*Problem to solve:* Your task is to output the listing word for word, with pictures excluded.
====
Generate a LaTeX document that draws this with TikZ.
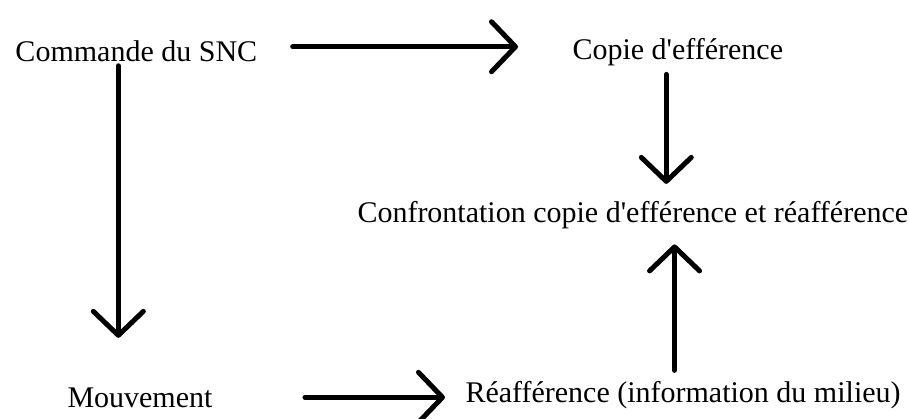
\documentclass[tikz,border=0pt]{standalone}
\usepackage{fontspec}
\setmainfont{Liberation Serif}[Ligatures=TeXOff]
\usetikzlibrary{arrows.meta}

\begin{document}
\begin{tikzpicture}
[->,>={Straight Barb[length=12pt,width=25pt,round]},line width=2.5pt,line cap=round,x=0.5pt,y=-0.5pt]
  \tikzstyle{every node}=[inner sep=0pt,anchor=base west,font=\fontsize{15}{18}\selectfont]
  \useasboundingbox (0,0) rectangle (909,418);

  \node (cmd)   at (13,61)   {Commande du SNC};
  \node (copie) at (570,59)  {Copie d'efférence};
  \node (conf)  at (355,222) {Confrontation copie d'efférence et réafférence};
  \node (mouv)  at (65,407)  {Mouvement};
  \node (reaff) at (463,402) {Réafférence (information du milieu)};

  \draw[shorten <=16.5pt,shorten >=26pt] ([yshift=2pt]cmd.east) -- ([yshift=2pt]cmd.east -| copie.west);
  \draw[shorten <=1pt,shorten >=23.5pt] ([xshift=-9pt]cmd.south) -- ([xshift=-9pt]cmd.south |- mouv.north);
  \draw[shorten <=3.25pt,shorten >=7.25pt] ([xshift=-5.75pt]copie.south) -- ([xshift=-5.75pt]copie.south |- conf.north);
  \draw[shorten <=4pt,shorten >=6.75pt] ([xshift=-4.25pt]reaff.north) -- ([xshift=-4.25pt]reaff.north |- conf.south);
  \draw[shorten <=45pt,shorten >=9pt] (mouv.east) -- (mouv.east -| reaff.west);
\end{tikzpicture}
\end{document}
====
*Response for this exercise:*
Generate a LaTeX document that draws this with TikZ.
\documentclass[tikz,border=0pt]{standalone}
\usepackage{fontspec}
\setmainfont{Liberation Serif}[Ligatures=TeXOff]
\usetikzlibrary{arrows.meta}

\begin{document}
\begin{tikzpicture}
[->,>={Straight Barb[length=12pt,width=25pt,round]},line width=2.5pt,line cap=round,x=0.5pt,y=-0.5pt]
  \tikzstyle{every node}=[inner sep=0pt,anchor=base west,font=\fontsize{15}{18}\selectfont]
  \useasboundingbox (0,0) rectangle (909,418);

  \node (cmd)   at (13,61)   {Commande du SNC};
  \node (copie) at (570,59)  {Copie d'efférence};
  \node (conf)  at (355,222) {Confrontation copie d'efférence et réafférence};
  \node (mouv)  at (65,407)  {Mouvement};
  \node (reaff) at (463,402) {Réafférence (information du milieu)};

  \draw[shorten <=16.5pt,shorten >=26pt] ([yshift=2pt]cmd.east) -- ([yshift=2pt]cmd.east -| copie.west);
  \draw[shorten <=1pt,shorten >=23.5pt] ([xshift=-9pt]cmd.south) -- ([xshift=-9pt]cmd.south |- mouv.north);
  \draw[shorten <=3.25pt,shorten >=7.25pt] ([xshift=-5.75pt]copie.south) -- ([xshift=-5.75pt]copie.south |- conf.north);
  \draw[shorten <=4pt,shorten >=6.75pt] ([xshift=-4.25pt]reaff.north) -- ([xshift=-4.25pt]reaff.north |- conf.south);
  \draw[shorten <=45pt,shorten >=9pt] (mouv.east) -- (mouv.east -| reaff.west);
\end{tikzpicture}
\end{document}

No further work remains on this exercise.